Occasionally, that comes down to the pure craft of the moment. Anderson and co-cinematographer Michael Bauman are wizards with light. Whether it’s evoking a smoke-filled bar in low light while an old actor tells his tales, brightening the cacophony of colors of 1970s fashion and decor, or lighting Alana in silhouette from a distance, the two of them and their team evoke moods and simply present striking images which take full advantage of the medium.
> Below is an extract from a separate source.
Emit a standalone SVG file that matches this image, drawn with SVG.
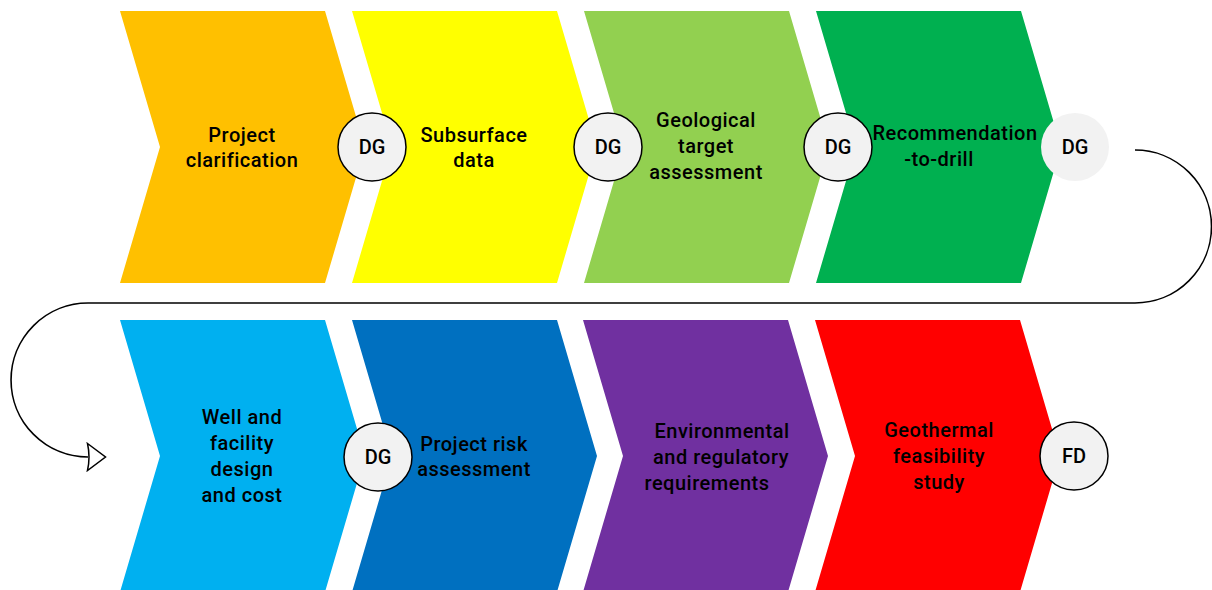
<svg xmlns="http://www.w3.org/2000/svg" width="1212" height="590" viewBox="0 0 1212 590">
  <style>
    .lbl { font-family: Roboto, "Liberation Sans", sans-serif; font-weight: 500; font-size: 20px; letter-spacing: 0.5px; fill: #000; text-anchor: middle; }
    .gate { fill: #f2f2f2; stroke: #000; stroke-width: 1.5; }
    .gate-open { fill: #f2f2f2; stroke: none; }
    .gate-txt { font-family: Roboto, "Liberation Sans", sans-serif; font-weight: 500; font-size: 20px; fill: #000; text-anchor: middle; }
    .flow { fill: none; stroke: #000; stroke-width: 1.6; }
  </style>
  <defs>
    <!-- chevron: 205 wide at top/bottom edge, 40 deep notch and tip, 272 tall -->
    <path id="chev" d="M0,0 L205,0 L245,136 L205,272 L0,272 L40,136 Z"/>
    <marker id="openArrow" viewBox="0 0 22 30" refX="2" refY="15" markerWidth="22" markerHeight="30" markerUnits="userSpaceOnUse" orient="auto">
      <path d="M1.5,1.5 L19.5,15 L1.5,28.5 Q4.5,15 1.5,1.5 Z" fill="#fff" stroke="#000" stroke-width="1.5" stroke-linejoin="miter"/>
    </marker>
  </defs>

  <rect width="1212" height="590" fill="#fff"/>

  <!-- top row -->
  <g id="project-clarification">
    <use href="#chev" x="120" y="11" fill="#FFC000"/>
    <text class="lbl" x="242" y="142">Project</text>
    <text class="lbl" x="242" y="167">clarification</text>
  </g>
  <g id="subsurface-data">
    <use href="#chev" x="352" y="11" fill="#FFFF00"/>
    <text class="lbl" x="474" y="142">Subsurface</text>
    <text class="lbl" x="474" y="167">data</text>
  </g>
  <g id="geological-target-assessment">
    <use href="#chev" x="584" y="11" fill="#92D050"/>
    <text class="lbl" x="706" y="127">Geological</text>
    <text class="lbl" x="706" y="153">target</text>
    <text class="lbl" x="706" y="179">assessment</text>
  </g>
  <g id="recommendation-to-drill">
    <use href="#chev" x="816" y="11" fill="#00B050"/>
    <text class="lbl" x="955" y="140">Recommendation</text>
    <text class="lbl" x="939" y="166">-to-drill</text>
  </g>

  <!-- bottom row -->
  <g id="well-facility-design">
    <use href="#chev" x="120" y="320" fill="#00B0F0"/>
    <text class="lbl" x="242" y="424">Well and</text>
    <text class="lbl" x="242" y="450">facility</text>
    <text class="lbl" x="242" y="476">design</text>
    <text class="lbl" x="242" y="502">and cost</text>
  </g>
  <g id="project-risk-assessment">
    <use href="#chev" x="352" y="320" fill="#0070C0"/>
    <text class="lbl" x="474" y="451">Project risk</text>
    <text class="lbl" x="474" y="476">assessment</text>
  </g>
  <g id="environmental-regulatory">
    <use href="#chev" x="583" y="320" fill="#7030A0"/>
    <text class="lbl" x="722" y="438">Environmental</text>
    <text class="lbl" x="721" y="464">and regulatory</text>
    <text class="lbl" x="707" y="490">requirements</text>
  </g>
  <g id="geothermal-feasibility-study">
    <use href="#chev" x="815" y="320" fill="#FF0000"/>
    <text class="lbl" x="939" y="437">Geothermal</text>
    <text class="lbl" x="939" y="463">feasibility</text>
    <text class="lbl" x="939" y="489">study</text>
  </g>

  <!-- decision gates -->
  <g id="gate-1">
    <circle class="gate" cx="372" cy="147" r="34"/>
    <text class="gate-txt" x="372" y="154">DG</text>
  </g>
  <g id="gate-2">
    <circle class="gate" cx="608" cy="147" r="34"/>
    <text class="gate-txt" x="608" y="154">DG</text>
  </g>
  <g id="gate-3">
    <circle class="gate" cx="838" cy="147" r="34"/>
    <text class="gate-txt" x="838" y="154">DG</text>
  </g>
  <g id="gate-4">
    <circle class="gate-open" cx="1075" cy="147" r="34"/>
    <text class="gate-txt" x="1075" y="154">DG</text>
  </g>
  <g id="gate-5">
    <circle class="gate" cx="378" cy="457" r="34"/>
    <text class="gate-txt" x="378" y="464">DG</text>
  </g>
  <g id="final-decision">
    <circle class="gate" cx="1074" cy="456" r="34"/>
    <text class="gate-txt" x="1074" y="463">FD</text>
  </g>

  <!-- row-to-row return connector -->
  <g id="connectors">
    <path class="flow" d="M1135,150 A76.5,76.5 0 0 1 1135,303 L88,303 A77,77 0 0 0 88,457" marker-end="url(#openArrow)"/>
  </g>
</svg>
At the same time, Anderson pulls off still more of his famously well-choreographed longer takes. There’s a regular sense of motion in this film, with extended shots that follow the characters as they walk down one throughway for another, capturing the energy of movement and even chaos as it stalks them around the streets of these Los Angeles neighborhoods. You may not always love the people pounding the pavement, but you will almost always feel like you’re there.
Maybe that's enough. Perhaps without the nostalgia for this time and place, it’s harder to connect with people like Gary and Alana. It’s tough to wonder why Anderosn didn’t just release a series of shorts about a grab bag of experiences in the San Fernando Valley in the 1970s, rather than smushing them all together when they don’t fit. It’s more difficult to see why we should root for a romance between two people who don’t seem to know how to be kind to one another, even if they do like each other.
But Licorice Pizza does bring you into their world, the peculiar ecosystem of eccentric Hollywood stars, child entrepreneurs, and luminous dreams that painted block after block and row after row. Wherever Anderson goes, he takes you with him, and that’s worth something, even if you’re not enamored with the fellow passengers he’s selected for the ride.